From Bauhaus to Bow-Wows
The most indispensable member of a design studio may have a tail and four paws
Laura Fisher Kaiser -- Interior Design, 10/1/2008 12:00:00 AM

Every day at 5 o'clock, a founding member of Academy Studios in Novato, California, breaks into his "joie de vivre dance." Holding his butt low to the ground, Sully spins wildly in anticipation of the end of the workday. No mere office eccentric, Sully fills a role that's equal parts muse and merry prankster, and for that he is rewarded handsomely with chew toys and belly rubs. Nice work if you can get it, but you can't—unless you happen to have a tail and four paws.
Sully is a yellow Labrador retriever, one of the many dogs whose daily presence is indispensable to architecture and design firms, where an informal office culture belies a vein-popping intensity best relieved by hurling a slobbery tennis ball across the room as a furry, panting pal gives chase.
"It's so easy to get locked into a 10-hour day, focused on a deadline," says Dean Weldon, president and CEO of Academy, which designs and fabricates museum exhibitions. "It's the dog who enforces the coffee and meal breaks. He gives you a reality check, a larger perspective of the world."

Nessie Gogo of Meyer Davis Studio in New York.
Designers have always doted on their dogs. Aldo Rossi's beloved miniature bull terrier made frequent cameos in his sketches and notebooks. The Italian writer-designer-polymath Curzio Malaparte kept his dachshund, Zita, tucked in his coat, reverse papoose style. And when Le Corbusier's schnauzer, Pinceau, died, the enigmatic architect bound one of his favorite books, Don Quixote, in the pooch's hide, giving new meaning to the term "dog-eared" copy.

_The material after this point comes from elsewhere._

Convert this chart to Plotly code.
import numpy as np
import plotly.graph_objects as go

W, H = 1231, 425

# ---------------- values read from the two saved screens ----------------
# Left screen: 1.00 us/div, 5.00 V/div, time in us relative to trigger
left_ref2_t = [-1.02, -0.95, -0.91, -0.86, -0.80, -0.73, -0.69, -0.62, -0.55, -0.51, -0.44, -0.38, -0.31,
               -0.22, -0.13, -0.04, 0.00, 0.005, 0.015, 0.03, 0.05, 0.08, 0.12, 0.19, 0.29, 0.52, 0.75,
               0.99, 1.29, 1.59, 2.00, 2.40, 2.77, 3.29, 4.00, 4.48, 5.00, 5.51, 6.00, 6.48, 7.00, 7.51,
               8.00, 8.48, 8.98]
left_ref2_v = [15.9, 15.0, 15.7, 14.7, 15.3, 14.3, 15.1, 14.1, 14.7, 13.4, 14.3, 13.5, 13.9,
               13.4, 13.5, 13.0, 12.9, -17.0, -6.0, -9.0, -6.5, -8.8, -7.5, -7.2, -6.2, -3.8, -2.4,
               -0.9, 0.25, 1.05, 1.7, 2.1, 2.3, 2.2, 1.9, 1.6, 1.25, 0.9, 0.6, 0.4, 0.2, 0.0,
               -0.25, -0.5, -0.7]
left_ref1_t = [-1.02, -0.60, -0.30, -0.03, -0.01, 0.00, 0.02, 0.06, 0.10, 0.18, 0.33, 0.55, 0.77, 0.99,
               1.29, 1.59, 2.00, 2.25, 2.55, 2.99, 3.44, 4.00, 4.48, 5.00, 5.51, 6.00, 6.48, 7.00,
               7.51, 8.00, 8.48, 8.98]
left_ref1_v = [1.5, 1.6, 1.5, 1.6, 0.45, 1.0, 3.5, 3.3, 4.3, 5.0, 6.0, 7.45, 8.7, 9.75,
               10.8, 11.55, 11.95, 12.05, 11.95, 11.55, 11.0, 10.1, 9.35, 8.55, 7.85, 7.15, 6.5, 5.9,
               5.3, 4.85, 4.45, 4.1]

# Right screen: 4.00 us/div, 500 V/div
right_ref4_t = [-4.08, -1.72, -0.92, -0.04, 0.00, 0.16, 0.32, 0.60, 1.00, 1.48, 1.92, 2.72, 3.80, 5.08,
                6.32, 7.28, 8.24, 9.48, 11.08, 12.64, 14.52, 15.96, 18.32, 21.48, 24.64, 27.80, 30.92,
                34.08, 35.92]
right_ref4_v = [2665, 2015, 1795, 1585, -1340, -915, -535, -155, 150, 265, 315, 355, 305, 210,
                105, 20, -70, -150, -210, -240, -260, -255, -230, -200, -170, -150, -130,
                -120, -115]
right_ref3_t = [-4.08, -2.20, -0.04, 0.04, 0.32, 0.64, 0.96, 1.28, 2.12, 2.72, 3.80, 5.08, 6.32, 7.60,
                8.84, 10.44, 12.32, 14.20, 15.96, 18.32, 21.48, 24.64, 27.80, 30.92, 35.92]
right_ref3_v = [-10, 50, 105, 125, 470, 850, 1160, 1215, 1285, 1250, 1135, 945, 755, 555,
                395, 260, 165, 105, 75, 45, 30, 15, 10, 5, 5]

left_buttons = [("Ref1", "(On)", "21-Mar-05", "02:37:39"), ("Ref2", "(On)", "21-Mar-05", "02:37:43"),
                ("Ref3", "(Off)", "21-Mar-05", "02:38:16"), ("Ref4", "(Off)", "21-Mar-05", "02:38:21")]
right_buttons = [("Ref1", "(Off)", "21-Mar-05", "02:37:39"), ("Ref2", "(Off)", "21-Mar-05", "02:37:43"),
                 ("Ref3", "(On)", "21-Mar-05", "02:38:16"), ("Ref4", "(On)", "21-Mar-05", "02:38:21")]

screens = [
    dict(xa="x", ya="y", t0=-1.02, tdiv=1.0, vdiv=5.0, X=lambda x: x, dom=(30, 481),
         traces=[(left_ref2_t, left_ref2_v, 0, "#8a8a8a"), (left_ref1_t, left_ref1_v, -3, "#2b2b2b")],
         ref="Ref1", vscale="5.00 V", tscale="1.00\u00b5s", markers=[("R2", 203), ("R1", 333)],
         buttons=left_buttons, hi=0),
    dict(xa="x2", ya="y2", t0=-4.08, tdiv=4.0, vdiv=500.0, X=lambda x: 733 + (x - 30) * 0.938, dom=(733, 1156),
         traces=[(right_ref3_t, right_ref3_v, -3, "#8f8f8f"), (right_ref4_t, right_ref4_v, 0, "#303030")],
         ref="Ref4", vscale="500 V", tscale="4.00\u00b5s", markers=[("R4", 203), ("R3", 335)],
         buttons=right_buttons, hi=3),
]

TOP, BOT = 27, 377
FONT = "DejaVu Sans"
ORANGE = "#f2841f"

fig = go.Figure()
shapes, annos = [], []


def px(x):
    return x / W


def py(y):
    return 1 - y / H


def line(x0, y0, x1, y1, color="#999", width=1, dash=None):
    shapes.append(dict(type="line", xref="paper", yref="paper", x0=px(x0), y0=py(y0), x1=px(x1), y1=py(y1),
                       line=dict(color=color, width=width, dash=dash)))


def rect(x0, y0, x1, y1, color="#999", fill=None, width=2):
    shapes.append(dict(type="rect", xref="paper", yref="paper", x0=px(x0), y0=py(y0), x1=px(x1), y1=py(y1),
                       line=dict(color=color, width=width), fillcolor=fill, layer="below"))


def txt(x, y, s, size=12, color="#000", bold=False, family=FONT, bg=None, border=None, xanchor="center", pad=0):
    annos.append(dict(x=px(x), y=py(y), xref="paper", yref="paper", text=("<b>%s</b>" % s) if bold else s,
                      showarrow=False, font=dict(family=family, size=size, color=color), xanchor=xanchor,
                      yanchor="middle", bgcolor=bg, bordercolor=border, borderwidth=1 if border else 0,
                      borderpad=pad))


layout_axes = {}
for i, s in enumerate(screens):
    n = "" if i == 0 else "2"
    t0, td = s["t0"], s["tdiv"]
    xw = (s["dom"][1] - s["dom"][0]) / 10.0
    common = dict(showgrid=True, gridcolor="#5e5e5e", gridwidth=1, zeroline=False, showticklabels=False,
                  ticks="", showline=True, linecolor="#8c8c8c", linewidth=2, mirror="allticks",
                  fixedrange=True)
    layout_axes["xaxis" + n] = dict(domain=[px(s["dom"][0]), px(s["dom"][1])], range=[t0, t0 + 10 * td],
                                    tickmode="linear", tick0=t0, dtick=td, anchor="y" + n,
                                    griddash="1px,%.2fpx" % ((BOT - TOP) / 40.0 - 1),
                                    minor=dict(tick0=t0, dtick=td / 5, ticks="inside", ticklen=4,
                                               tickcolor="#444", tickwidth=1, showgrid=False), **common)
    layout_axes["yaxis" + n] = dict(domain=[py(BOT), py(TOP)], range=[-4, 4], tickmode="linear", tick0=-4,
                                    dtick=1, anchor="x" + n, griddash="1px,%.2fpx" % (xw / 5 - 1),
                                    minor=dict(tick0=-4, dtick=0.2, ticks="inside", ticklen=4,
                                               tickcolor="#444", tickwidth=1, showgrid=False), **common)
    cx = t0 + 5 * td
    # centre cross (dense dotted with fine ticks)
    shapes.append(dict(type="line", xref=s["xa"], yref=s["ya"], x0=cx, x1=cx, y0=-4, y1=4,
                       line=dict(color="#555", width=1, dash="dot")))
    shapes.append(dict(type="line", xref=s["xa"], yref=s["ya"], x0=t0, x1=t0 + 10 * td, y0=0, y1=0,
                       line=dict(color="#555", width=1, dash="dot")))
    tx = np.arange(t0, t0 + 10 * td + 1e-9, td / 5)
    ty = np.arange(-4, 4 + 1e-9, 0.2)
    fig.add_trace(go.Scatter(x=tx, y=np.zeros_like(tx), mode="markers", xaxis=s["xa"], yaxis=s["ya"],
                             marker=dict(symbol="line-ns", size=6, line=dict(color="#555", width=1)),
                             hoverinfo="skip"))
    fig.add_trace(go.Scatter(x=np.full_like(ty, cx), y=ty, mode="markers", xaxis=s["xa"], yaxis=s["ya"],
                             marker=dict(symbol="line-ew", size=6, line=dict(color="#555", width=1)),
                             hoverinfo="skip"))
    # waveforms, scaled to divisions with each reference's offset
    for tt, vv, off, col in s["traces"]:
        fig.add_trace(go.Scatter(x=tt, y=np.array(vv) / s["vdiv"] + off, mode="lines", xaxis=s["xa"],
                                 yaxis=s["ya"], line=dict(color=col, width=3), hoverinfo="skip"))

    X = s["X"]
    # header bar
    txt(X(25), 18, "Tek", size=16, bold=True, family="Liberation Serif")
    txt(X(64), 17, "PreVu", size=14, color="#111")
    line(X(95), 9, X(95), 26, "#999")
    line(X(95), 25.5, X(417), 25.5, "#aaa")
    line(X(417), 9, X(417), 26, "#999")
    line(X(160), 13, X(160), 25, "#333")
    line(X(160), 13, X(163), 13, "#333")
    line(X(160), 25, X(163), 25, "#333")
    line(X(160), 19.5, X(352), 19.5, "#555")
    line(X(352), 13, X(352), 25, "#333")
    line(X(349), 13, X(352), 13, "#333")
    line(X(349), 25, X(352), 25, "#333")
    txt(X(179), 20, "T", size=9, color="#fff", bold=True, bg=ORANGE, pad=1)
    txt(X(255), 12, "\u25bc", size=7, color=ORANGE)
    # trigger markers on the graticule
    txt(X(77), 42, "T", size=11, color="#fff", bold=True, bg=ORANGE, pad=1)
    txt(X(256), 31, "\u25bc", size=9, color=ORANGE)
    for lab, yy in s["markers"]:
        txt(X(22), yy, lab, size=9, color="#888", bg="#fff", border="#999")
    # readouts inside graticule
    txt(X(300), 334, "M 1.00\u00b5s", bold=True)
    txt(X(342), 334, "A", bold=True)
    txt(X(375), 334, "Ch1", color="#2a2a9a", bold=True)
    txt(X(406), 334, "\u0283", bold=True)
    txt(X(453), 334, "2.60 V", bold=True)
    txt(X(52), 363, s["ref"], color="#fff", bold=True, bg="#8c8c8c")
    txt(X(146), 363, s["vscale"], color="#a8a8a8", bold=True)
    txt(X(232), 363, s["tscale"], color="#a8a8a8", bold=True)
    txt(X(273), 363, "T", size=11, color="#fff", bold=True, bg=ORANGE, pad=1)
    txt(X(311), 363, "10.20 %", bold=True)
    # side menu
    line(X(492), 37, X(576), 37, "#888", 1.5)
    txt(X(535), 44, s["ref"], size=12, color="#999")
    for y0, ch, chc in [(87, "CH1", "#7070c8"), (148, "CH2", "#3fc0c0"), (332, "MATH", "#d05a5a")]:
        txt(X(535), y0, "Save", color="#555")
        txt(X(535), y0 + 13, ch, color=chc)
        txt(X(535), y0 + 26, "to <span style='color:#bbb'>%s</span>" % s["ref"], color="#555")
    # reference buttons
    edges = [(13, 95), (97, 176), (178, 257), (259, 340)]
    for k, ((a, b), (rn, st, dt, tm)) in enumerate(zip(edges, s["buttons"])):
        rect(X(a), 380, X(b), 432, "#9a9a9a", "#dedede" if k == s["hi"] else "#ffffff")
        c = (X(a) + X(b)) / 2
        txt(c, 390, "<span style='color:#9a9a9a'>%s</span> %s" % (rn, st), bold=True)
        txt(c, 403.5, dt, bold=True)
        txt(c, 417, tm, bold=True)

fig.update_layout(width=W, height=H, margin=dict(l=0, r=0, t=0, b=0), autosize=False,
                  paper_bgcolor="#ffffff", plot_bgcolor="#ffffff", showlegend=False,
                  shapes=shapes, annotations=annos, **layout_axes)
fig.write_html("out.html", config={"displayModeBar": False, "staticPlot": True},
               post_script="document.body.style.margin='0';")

A tad macabre, but don't underestimate the connection between creativity and canines. Several firms have even started featuring these esteemed colleagues on their Web sites. On Buchanan Architects's site, a head shot and bio of office mascot Mamie, a Jack Russell-rat terrier puppy, can be found alongside those of the Dallas firm's eight architects. According to the team page of Boston-based Hacin + Associates's site, Oscar, a miniature schnauzer, "Feels most at home when surrounded by clean, modern design." And at Flux Design in Milwaukee, a golden retriever—also named Oscar—is given the cryptic title of "security" on their Web site. Although, says president Jeremy Shamrowicz, "If someone were to actually break in here, he'd just want to play catch with them."

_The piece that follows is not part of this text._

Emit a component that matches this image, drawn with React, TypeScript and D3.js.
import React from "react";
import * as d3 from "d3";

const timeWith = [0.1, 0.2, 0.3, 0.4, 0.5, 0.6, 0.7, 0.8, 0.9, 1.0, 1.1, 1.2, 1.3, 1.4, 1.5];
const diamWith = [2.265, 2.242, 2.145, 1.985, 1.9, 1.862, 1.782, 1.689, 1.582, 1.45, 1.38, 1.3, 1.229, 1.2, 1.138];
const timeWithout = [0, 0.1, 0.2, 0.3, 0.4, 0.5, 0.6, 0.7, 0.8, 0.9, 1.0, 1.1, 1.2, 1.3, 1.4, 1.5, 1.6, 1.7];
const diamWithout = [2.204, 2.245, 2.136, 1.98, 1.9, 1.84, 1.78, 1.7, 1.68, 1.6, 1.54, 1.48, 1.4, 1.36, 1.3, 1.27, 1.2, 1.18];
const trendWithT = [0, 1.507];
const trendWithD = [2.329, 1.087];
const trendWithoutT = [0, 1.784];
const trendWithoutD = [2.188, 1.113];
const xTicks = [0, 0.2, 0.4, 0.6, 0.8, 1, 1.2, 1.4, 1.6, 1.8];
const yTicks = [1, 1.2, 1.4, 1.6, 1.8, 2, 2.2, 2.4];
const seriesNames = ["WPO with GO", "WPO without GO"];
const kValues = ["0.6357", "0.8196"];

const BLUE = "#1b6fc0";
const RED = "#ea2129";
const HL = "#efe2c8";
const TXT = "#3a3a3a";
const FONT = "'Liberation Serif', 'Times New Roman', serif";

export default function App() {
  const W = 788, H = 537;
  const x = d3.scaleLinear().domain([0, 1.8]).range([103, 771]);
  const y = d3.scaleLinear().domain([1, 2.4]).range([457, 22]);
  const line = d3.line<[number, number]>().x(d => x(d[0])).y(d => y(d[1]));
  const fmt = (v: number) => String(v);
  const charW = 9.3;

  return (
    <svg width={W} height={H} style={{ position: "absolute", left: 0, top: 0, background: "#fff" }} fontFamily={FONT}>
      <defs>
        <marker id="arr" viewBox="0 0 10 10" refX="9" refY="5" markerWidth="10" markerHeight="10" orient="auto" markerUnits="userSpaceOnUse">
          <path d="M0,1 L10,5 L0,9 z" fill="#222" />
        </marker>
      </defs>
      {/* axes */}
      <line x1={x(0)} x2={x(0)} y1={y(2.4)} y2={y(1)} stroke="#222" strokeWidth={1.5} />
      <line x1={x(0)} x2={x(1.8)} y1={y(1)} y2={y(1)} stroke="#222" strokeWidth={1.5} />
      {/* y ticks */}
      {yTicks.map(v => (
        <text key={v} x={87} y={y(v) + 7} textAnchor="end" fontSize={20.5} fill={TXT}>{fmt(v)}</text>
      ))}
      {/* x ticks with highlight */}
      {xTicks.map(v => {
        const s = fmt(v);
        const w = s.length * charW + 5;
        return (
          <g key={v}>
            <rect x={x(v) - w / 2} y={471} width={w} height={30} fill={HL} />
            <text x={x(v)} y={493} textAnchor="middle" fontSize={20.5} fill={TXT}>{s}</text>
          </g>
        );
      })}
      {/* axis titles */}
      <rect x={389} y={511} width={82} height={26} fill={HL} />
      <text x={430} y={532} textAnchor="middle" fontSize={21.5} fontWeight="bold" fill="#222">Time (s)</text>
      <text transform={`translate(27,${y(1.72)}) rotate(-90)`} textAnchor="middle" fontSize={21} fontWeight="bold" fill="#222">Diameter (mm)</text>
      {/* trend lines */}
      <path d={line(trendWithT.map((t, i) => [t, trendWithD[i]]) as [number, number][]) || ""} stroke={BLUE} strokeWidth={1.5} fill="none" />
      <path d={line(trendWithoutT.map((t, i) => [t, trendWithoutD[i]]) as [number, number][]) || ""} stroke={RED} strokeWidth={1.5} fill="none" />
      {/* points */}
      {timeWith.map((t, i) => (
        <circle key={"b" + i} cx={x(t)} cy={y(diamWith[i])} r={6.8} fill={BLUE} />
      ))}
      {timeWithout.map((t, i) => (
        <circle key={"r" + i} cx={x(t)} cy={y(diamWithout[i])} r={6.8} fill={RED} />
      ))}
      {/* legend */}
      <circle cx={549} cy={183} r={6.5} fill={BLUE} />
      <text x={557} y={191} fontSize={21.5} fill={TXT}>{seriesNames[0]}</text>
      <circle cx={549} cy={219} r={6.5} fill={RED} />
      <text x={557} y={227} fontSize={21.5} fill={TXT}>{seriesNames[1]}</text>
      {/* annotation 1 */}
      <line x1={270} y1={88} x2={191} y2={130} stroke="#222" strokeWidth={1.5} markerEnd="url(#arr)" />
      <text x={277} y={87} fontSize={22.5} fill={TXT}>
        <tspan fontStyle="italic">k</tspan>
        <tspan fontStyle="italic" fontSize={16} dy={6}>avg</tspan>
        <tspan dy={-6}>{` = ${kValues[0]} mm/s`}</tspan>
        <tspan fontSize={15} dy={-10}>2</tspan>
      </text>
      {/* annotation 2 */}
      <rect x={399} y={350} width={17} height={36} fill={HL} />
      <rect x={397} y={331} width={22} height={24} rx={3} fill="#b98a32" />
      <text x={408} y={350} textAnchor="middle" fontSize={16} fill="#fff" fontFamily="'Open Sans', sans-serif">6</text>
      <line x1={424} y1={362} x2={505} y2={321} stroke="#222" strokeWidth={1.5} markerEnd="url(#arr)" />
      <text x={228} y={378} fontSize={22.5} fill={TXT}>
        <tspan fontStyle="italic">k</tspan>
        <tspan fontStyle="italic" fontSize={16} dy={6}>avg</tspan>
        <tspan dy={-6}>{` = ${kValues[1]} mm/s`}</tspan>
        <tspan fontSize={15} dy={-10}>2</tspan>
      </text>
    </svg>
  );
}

Not that the arf-itects don't earn their keep. Scarpa and Ledoux, long-haired dachshunds who spend their days at the Chicago architectural offices of Doyle & Associates, have turned up as props in project photographs. And Meyer Davis Studio's mascot, a miniature dachshund named Nessie Gogo, has a talent for picking samples. When she finds one she likes, she grabs it in her mouth and runs around. "You'll be like, where's that carpet sample? And then you'll find it chewed up in a corner," says coprincipal Gray Davis, who adds that Nessie's greatest attribute is looking good—typically perched atop a cowhide pillow on a Thomas O'Brien chair.
Whether intentional or not, architects have a penchant for canine color schemes in fashionable palettes. Michael Graves's blond Labrador retriever Sara (who died recently) was a shade that closely matched the parchment-color walls of his Tuscan-style villa in Princeton, New Jersey. Adds Hacin + Associates principal David Hacin, "I can't tell you how many times we've been picking colors for fabrics and the client has said, 'I want something exactly the color of Oscar—Oscar Gray.'"

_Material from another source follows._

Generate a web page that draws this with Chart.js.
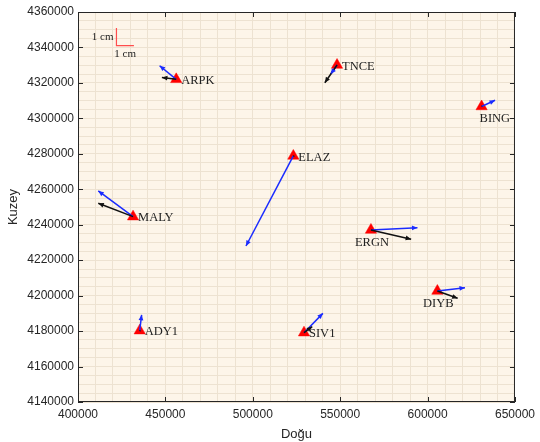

Bingo, late of the Architecture Studio, Denver.
Interior designer Harry Schnaper once had a client request a sofa the hue of the "beautiful brown toenails" of Birdy, his vizsla. Birdy is something of a celebrity around New York's D&D Building, where she loves to gallop along the carpeted halls and greet everyone like a visiting dignitary. "She takes the tension out of a sticky situation, which in decorating is often," says Schnaper, president of his eponymous firm. Birdy's gun-dog "strike-a-pose" DNA makes her prone to vogueing, a decided asset in this business. "She makes a great decorative accessory," he admits.
Besides having the right look, a design dog must "have confidence and walk with some bearing," insists Karen Buchanan of Buchanan Architects. She adds that some knowledge of technology wouldn't hurt. Mamie has been known to spring onto desks and speed dial clients who can be heard on the speaker phone saying, "Hello? HELLO?"
But short of going Cujo in cubicle land, there's little a dog can do to get pink-slipped. Take Mamie's predecessor, Buster, a Chihuahua-miniature pinscher mix. During Buster's heyday as top dog, principal Russell Buchanan had a late morning meeting with a consultant, a renowned partier who arrived looking disheveled. As they took their seats in the conference room, Buchanan was overwhelmed by what he thought was a criminal case of hangover halitosis. Leaning back farther and farther to escape the smell, he noticed something under the table that made him freeze: a fragrant deposit, courtesy of the office mascot.